Ахматовой было присуще необычайно интенсивное переживание культуры. Лирика и культура — это важная тема. Здесь не место в нее углубляться; скажу только, что культура дает лирике столь нужные ей широту и богатство ассоциаций.
В творчестве Ахматовой культура присутствовала всегда, но по-разному. В поздних ее стихах культура проступает наружу. В ранних она скрыта, но дает о себе знать литературной традицией, тонкими, спрятанными напоминаниями о работе предшественников.
О первом (1910—1930-е годы) и втором (1940—1960-е) периодах творчества Ахматовой говорю здесь условно, не вдаваясь в подлинную сложность ее эволюции. Во всяком случае, решающие изменения в поэтическом методе Ахматовой очевидны. Для первого периода характерна предметность, слово, не перестроенное метафорой, но резко преображенное контекстом. Вещь в стихе остается вещью, конкретностью, но получает обобщенный, расширенный смысл. В поэзии Ахматовой это — своеобразное преломление великих открытий позднего Пушкина.

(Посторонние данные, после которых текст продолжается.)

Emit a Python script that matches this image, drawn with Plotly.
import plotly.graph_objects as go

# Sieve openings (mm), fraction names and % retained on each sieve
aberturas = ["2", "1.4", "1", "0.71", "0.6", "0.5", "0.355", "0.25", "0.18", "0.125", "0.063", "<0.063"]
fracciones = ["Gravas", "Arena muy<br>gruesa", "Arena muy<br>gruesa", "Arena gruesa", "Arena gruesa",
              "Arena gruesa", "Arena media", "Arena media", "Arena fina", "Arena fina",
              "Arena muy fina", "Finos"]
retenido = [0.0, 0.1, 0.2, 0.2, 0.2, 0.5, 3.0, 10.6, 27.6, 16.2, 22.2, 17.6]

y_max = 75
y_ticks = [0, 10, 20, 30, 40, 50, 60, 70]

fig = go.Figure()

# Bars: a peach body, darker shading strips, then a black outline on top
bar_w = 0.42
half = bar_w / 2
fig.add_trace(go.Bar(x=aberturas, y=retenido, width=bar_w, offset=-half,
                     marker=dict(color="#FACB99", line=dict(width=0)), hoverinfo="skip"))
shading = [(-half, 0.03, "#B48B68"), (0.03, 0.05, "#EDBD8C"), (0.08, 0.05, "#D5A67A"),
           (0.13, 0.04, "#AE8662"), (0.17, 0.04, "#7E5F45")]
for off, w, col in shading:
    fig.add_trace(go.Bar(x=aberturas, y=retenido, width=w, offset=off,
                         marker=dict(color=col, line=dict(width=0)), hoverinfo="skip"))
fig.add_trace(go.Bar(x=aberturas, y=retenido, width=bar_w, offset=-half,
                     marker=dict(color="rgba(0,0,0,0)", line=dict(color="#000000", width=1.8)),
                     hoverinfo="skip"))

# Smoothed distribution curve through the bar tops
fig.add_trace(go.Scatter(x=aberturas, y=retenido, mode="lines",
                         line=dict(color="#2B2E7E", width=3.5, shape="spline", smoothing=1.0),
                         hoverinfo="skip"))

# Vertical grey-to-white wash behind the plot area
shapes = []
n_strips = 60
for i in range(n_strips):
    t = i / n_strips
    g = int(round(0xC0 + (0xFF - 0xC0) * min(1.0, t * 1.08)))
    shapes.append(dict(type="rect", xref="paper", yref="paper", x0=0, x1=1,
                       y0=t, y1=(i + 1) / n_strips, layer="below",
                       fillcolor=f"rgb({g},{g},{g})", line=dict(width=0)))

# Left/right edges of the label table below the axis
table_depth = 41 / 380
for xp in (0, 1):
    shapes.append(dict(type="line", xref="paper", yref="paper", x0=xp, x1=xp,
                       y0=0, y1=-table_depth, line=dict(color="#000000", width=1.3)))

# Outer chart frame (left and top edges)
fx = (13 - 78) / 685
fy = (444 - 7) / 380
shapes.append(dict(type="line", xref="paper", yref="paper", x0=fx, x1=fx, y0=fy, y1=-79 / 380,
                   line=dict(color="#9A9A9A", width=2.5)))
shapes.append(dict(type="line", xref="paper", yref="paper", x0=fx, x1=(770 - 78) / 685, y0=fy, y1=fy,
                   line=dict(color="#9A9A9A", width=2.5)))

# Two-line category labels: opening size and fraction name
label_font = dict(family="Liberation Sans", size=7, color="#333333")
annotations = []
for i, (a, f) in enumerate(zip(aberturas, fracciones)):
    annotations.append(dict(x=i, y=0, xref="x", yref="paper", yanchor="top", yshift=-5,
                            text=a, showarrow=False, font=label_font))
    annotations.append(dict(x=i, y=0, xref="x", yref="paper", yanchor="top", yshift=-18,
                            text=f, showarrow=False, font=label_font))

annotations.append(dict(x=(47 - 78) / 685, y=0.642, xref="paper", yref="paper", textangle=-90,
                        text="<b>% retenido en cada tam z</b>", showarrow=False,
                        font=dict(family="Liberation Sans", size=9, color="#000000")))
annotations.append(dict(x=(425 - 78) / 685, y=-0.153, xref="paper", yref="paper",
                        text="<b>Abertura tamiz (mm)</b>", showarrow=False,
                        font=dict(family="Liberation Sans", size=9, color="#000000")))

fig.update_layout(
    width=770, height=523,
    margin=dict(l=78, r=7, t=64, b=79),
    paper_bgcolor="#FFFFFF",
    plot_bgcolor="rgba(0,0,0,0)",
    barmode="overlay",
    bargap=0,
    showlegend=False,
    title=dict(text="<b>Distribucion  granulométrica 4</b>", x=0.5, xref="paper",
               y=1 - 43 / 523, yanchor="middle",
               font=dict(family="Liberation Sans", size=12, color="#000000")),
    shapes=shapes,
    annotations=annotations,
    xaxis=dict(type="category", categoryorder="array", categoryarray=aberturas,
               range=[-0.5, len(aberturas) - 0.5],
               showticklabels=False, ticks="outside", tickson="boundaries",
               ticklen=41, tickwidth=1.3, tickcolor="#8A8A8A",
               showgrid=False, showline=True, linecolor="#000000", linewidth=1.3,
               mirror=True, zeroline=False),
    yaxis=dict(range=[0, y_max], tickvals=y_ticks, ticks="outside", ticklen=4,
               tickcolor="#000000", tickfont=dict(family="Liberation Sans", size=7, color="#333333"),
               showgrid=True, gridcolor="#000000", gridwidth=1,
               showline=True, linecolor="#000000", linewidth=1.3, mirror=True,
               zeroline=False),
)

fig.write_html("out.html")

Но ни на что не променяем пышный
Гранитный город славы и беды,
Широких рек сияющие льды,
Бессолнечные, мрачные сады
И голос музы еле слышный.
Об этом стихотворении хорошо говорил когда-то Григорий Александрович Гуковский:
— В стихах о Петербурге всегда упоминалась река — Нева. А вот Ахматова увидела в Петербурге реки, дельту. И написала: «Широких рек сияющие льды…»
Это стихотворение 1915 года. В поздних стихах Ахматовой господствуют переносные значения, слово в них становится подчеркнуто символическим. Для некоторых старых читателей Ахматовой (для меня в том числе), чей вкус воспитывался на ее первых книгах, книги эти остались особенно близкими. В них им впервые раскрылось неповторимое ахматовское видение мира с его всеобъемлющей точностью — предметной, психологической, даже точностью отвлеченных понятий.

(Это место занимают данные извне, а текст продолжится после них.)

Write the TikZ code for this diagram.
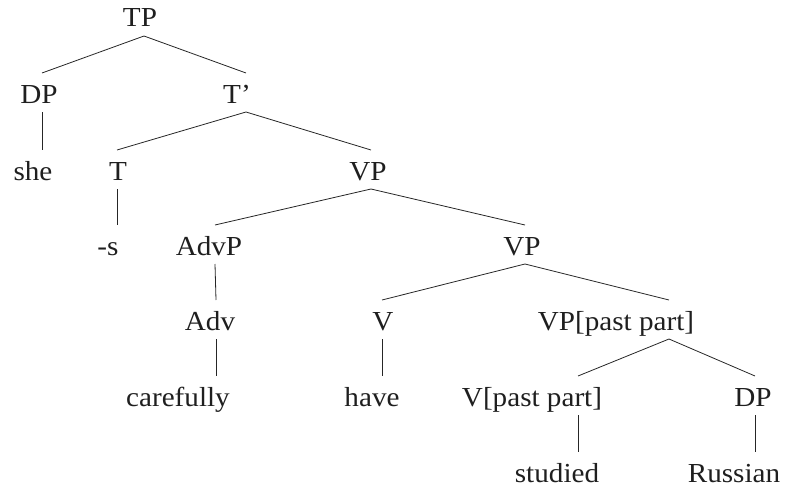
\documentclass[tikz,border=0pt]{standalone}
\usepackage{fontspec}
\setmainfont{Liberation Serif}[FakeStretch=1.06]
\begin{document}
\begin{tikzpicture}[x=1pt,y=1pt,
  lab/.style={anchor=base,inner sep=0pt,font=\fontsize{27.5}{30}\selectfont,text=black!88},
  br/.style={line width=0.8pt,draw=black!85}]
\useasboundingbox (0,0) rectangle (786,-487);
% name, attach x, text x, baseline, text
\newcommand\tnode[5]{%
  \coordinate (#1) at (#2,-#4);
  \node[lab] (#1-t) at (#3,-#4) {#5};}
\newcommand\tedge[2]{\draw[br] ([yshift=-9pt]#1) -- ([yshift=30pt]#2);}
\tnode{TP}{144}{140}{27}{TP}
\tnode{DP}{42}{39}{103}{DP}
\tnode{Tb}{246}{237}{103}{T'}
\tnode{she}{42}{33}{180}{she}
\tnode{T}{117}{118}{180}{T}
\tnode{VPa}{371}{368}{180}{VP}
\tnode{s}{117}{108}{255}{-s}
\tnode{AdvP}{215}{209}{255}{AdvP}
\tnode{VPb}{525}{522}{255}{VP}
\tnode{Adv}{216}{210}{330}{Adv}
\tnode{V}{382}{383}{330}{V}
\tnode{VPpp}{669}{616}{330}{VP[past part]}
\tnode{carefully}{216}{178}{406}{carefully}
\tnode{have}{382}{372}{406}{have}
\tnode{Vpp}{578}{532}{406}{V[past part]}
\tnode{DPb}{755}{753}{406}{DP}
\tnode{studied}{578}{557}{482}{studied}
\tnode{Russian}{755}{734}{482}{Russian}
\tedge{TP}{DP}
\tedge{TP}{Tb}
\tedge{DP}{she}
\tedge{Tb}{T}
\tedge{Tb}{VPa}
\tedge{T}{s}
\tedge{VPa}{AdvP}
\tedge{VPa}{VPb}
\tedge{AdvP}{Adv}
\tedge{VPb}{V}
\tedge{VPb}{VPpp}
\tedge{Adv}{carefully}
\tedge{V}{have}
\tedge{VPpp}{Vpp}
\tedge{VPpp}{DPb}
\tedge{Vpp}{studied}
\tedge{DPb}{Russian}
\end{tikzpicture}
\end{document}
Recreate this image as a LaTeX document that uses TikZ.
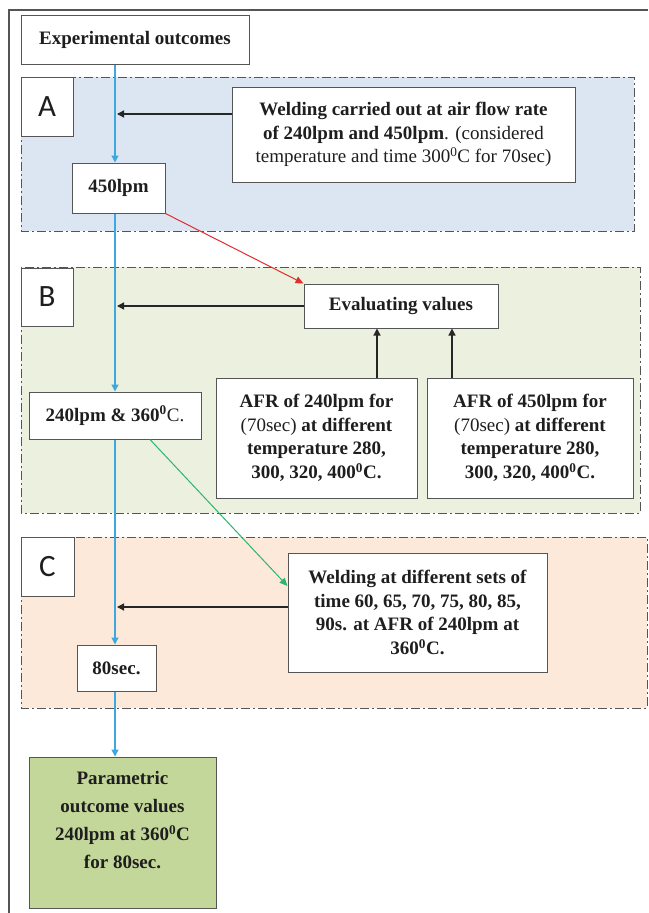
\documentclass[tikz,border=0pt]{standalone}
\usepackage{fontspec}
\setmainfont{Liberation Serif}
\newfontfamily\labfont{Carlito}
\usetikzlibrary{arrows.meta}
\definecolor{regA}{RGB}{220,230,242}
\definecolor{regB}{RGB}{235,241,222}
\definecolor{regC}{RGB}{253,233,217}
\definecolor{finfill}{RGB}{196,215,155}
\definecolor{edgegray}{RGB}{85,85,85}
\definecolor{spineblue}{RGB}{60,168,222}
\definecolor{redarr}{RGB}{225,45,45}
\definecolor{greenarr}{RGB}{45,180,110}
\definecolor{txt}{RGB}{30,30,30}
\begin{document}
\begin{tikzpicture}[x=1pt,y=-1pt,
  region/.style={draw=edgegray, line width=1pt, dash pattern=on 9pt off 3pt on 2pt off 3pt},
  stepbox/.style={draw=edgegray, fill=white, line width=1pt, inner sep=0pt, align=center, text=txt,
    font=\bfseries\fontsize{19}{23.5}\selectfont},
  labbox/.style={draw=edgegray, fill=white, line width=1pt, inner sep=0pt, text=txt,
    font=\labfont\fontsize{31}{31}\selectfont},
  bluearr/.style={draw=spineblue, line width=1.3pt, -{Triangle[width=7pt,length=7pt,fill=spineblue]}},
  blackarr/.style={draw=black!85, line width=1.3pt, -{Triangle[width=7pt,length=7pt]}},
  redarrow/.style={draw=redarr, line width=1pt, -{Triangle[width=7pt,length=8pt]}},
  greenarrow/.style={draw=greenarr, line width=1pt, -{Triangle[width=7pt,length=8pt]}},
 ]
\useasboundingbox (0,0) rectangle (648,913);
\fill[white] (0,0) rectangle (648,913);
% frame
\draw[edgegray, line width=1.2pt] (9,913) -- (9,10) -- (648,10);
% regions
\fill[regA] (21,77) rectangle (634,231);
\draw[region] (21,77) rectangle (634,231);
\fill[regB] (21,267) rectangle (640,513);
\draw[region] (21,267) rectangle (640,513);
\fill[regC] (21,537) rectangle (647,708);
\draw[region] (21,537) rectangle (647,708);
% spine coordinates
\coordinate (spine) at (115,0);
\coordinate (spineR) at (117,0);
% nodes
\node[stepbox, minimum width=228pt, minimum height=49pt] (exp) at (135,39.5) {Experimental outcomes};
\node[labbox, minimum width=52pt, minimum height=59pt] (labA) at (47,106.5) {A};
\node[stepbox, minimum width=343pt, minimum height=95pt] (weldA) at (403.5,134.5)
  {Welding carried out at air flow rate\\ of 240lpm and 450lpm{\mdseries. (considered}\\ {\mdseries temperature and time 300\textsuperscript{0}C for 70sec)}};
\node[stepbox, minimum width=93pt, minimum height=50pt] (p450) at (118.5,188) {450lpm};
\node[labbox, minimum width=52pt, minimum height=58pt] (labB) at (47,297) {B};
\node[stepbox, minimum width=194pt, minimum height=44pt] (eval) at (401,306) {Evaluating values};
\node[stepbox, minimum width=201pt, minimum height=120pt] (afr240) at (316.5,438)
  {AFR of 240lpm for\\ {\mdseries(70sec)} at different\\ temperature 280,\\ 300, 320, 400\textsuperscript{0}C.};
\node[stepbox, minimum width=206pt, minimum height=120pt] (afr450) at (530,438)
  {AFR of 450lpm for\\ {\mdseries(70sec)} at different\\ temperature 280,\\ 300, 320, 400\textsuperscript{0}C.};
\node[stepbox, minimum width=172pt, minimum height=47pt] (p240) at (115,415.5) {240lpm \& 360\textsuperscript{0}{\mdseries C.}};
\node[labbox, minimum width=53pt, minimum height=59pt] (labC) at (47.5,566.5) {C};
\node[stepbox, minimum width=259pt, minimum height=119pt] (weldC) at (417.5,612.5)
  {Welding at different sets of\\ time 60, 65, 70, 75, 80, 85,\\ 90s. at AFR of 240lpm at\\ 360\textsuperscript{0}C.};
\node[stepbox, minimum width=79pt, minimum height=46pt] (p80) at (116.5,668) {80sec.};
\node[stepbox, fill=finfill, minimum width=187pt, minimum height=151pt] (final) at (122.5,832.5) {};
\node[align=center, text=txt, inner sep=0pt, font=\bfseries\fontsize{19}{27.7}\selectfont] (finaltext) at (122.5,820)
  {Parametric\\ outcome values\\ 240lpm at 360\textsuperscript{0}C\\ for 80sec.};
% blue spine
\draw[bluearr] (exp.south -| spine) -- (p450.north -| spine);
\draw[bluearr] (p450.south -| spine) -- (p240.north -| spine);
\draw[bluearr] (p240.south -| spine) -- (p80.north -| spine);
\draw[bluearr] (p80.south -| spine) -- (final.north -| spine);
% black arrows
\draw[blackarr] ([yshift=20.5pt]weldA.west) -- ([yshift=20.5pt]weldA.west -| spineR);
\draw[blackarr] (eval.west) -- (eval.west -| spineR);
\draw[blackarr] ([yshift=5.5pt]weldC.west) -- ([yshift=5.5pt]weldC.west -| spineR);
\draw[blackarr] ([xshift=60.5pt]afr240.north) -- ([xshift=60.5pt]afr240.north |- eval.south);
\draw[blackarr] ([xshift=-78pt]afr450.north) -- ([xshift=-78pt]afr450.north |- eval.south);
% coloured diagonals
\draw[redarrow] (p450.south east) -- (eval.north west);
\draw[greenarrow] ([xshift=35pt]p240.south) -- ([yshift=26.5pt]weldC.west);
\end{tikzpicture}
\end{document}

Бывает глаз по-разному остер,
По-разному бывает образ точен… —
писал об этом Пастернак в стихотворении «Анне Ахматовой» (1928).
Все это отнюдь не попытка сравнительной исторической оценки периодов творчества Ахматовой. Речь идет только о том субъективном восприятии поэта, на которое каждый читатель имеет право.
Анна Андреевна угадывала предпочтения своих читателей, даже если они молчали, и давала им это понять, вспоминая слова Маяковского:
— А помните, что сказал Маяковский: говорите о моих стихах все, что хотите; только не говорите, что предпоследнее лучше последнего.
Символическому слову поздних стихов Ахматовой соответствует новая функция культуры. Историческими или литературными ассоциациями культура вступает теперь в текст. Особенно в «Поэме без героя» с ее масками, реминисценциями, ветвящимися эпиграфами.
Функции культуры менялись в поэзии Ахматовой, но ее погруженность в культуру оставалась неизменной. И она обладала особым даром чтения. В детстве, в ранней юности мы читаем бескорыстно. Мы перечитываем, перебираем прочитанное и твердим его про себя. Постепенно это юношеское чтение вытесняется профессиональным, вообще целеустремленным чтением, ориентированным на разные соображения и интересы. Анна Андреевна навсегда сохранила способность читать бескорыстно. Поэтому она знала свои любимые книги как никто.
Готовя комментарий к различным изданиям, приходилось нередко сталкиваться с нераскрытой цитатой из Данте, Шекспира, Байрона. По телефону звоню специалистам. Специалисты цитату не находят. Это вовсе не упрек — по опыту знаю, как трудно в обширном наследии писателя найти именно ту строку, которая вдруг кому-то понадобилась.
Остается позвонить Анне Андреевне. Анна Андреевна любила такие вопросы (их задавала ей не я одна) — она называла это своим справочным бюро. Иногда она определяла цитату сразу, не вешая телефонную трубку. Иногда говорила, что для ответа требуется некоторый срок. Не помню случая, чтобы цитата осталась нераскрытой.
Данте, Шекспир, Пушкин — это был постоянный фон ее чтения. Но охватывало оно очень многое, в том числе злободневное. В середине 30-х годов Анна Андреевна показала мне как-то небольшую книжку со словами:
— Прочитайте непременно. Очень интересно.
Это было «Прощай, оружие!» еще неизвестного нам Хемингуэя. Роман тогда у нас только что перевели.
В культурном мире Ахматовой существовало явление ни с чем не сравнимое — Пушкин. У русских писателей вообще особое восприятие Пушкина. Других классиков можно любить или не любить — это вопрос литературной позиции. Иначе с Пушкиным. Все понимали, что это стержень, который держит прошлое и будущее русской литературы. Без стержня распадается связь.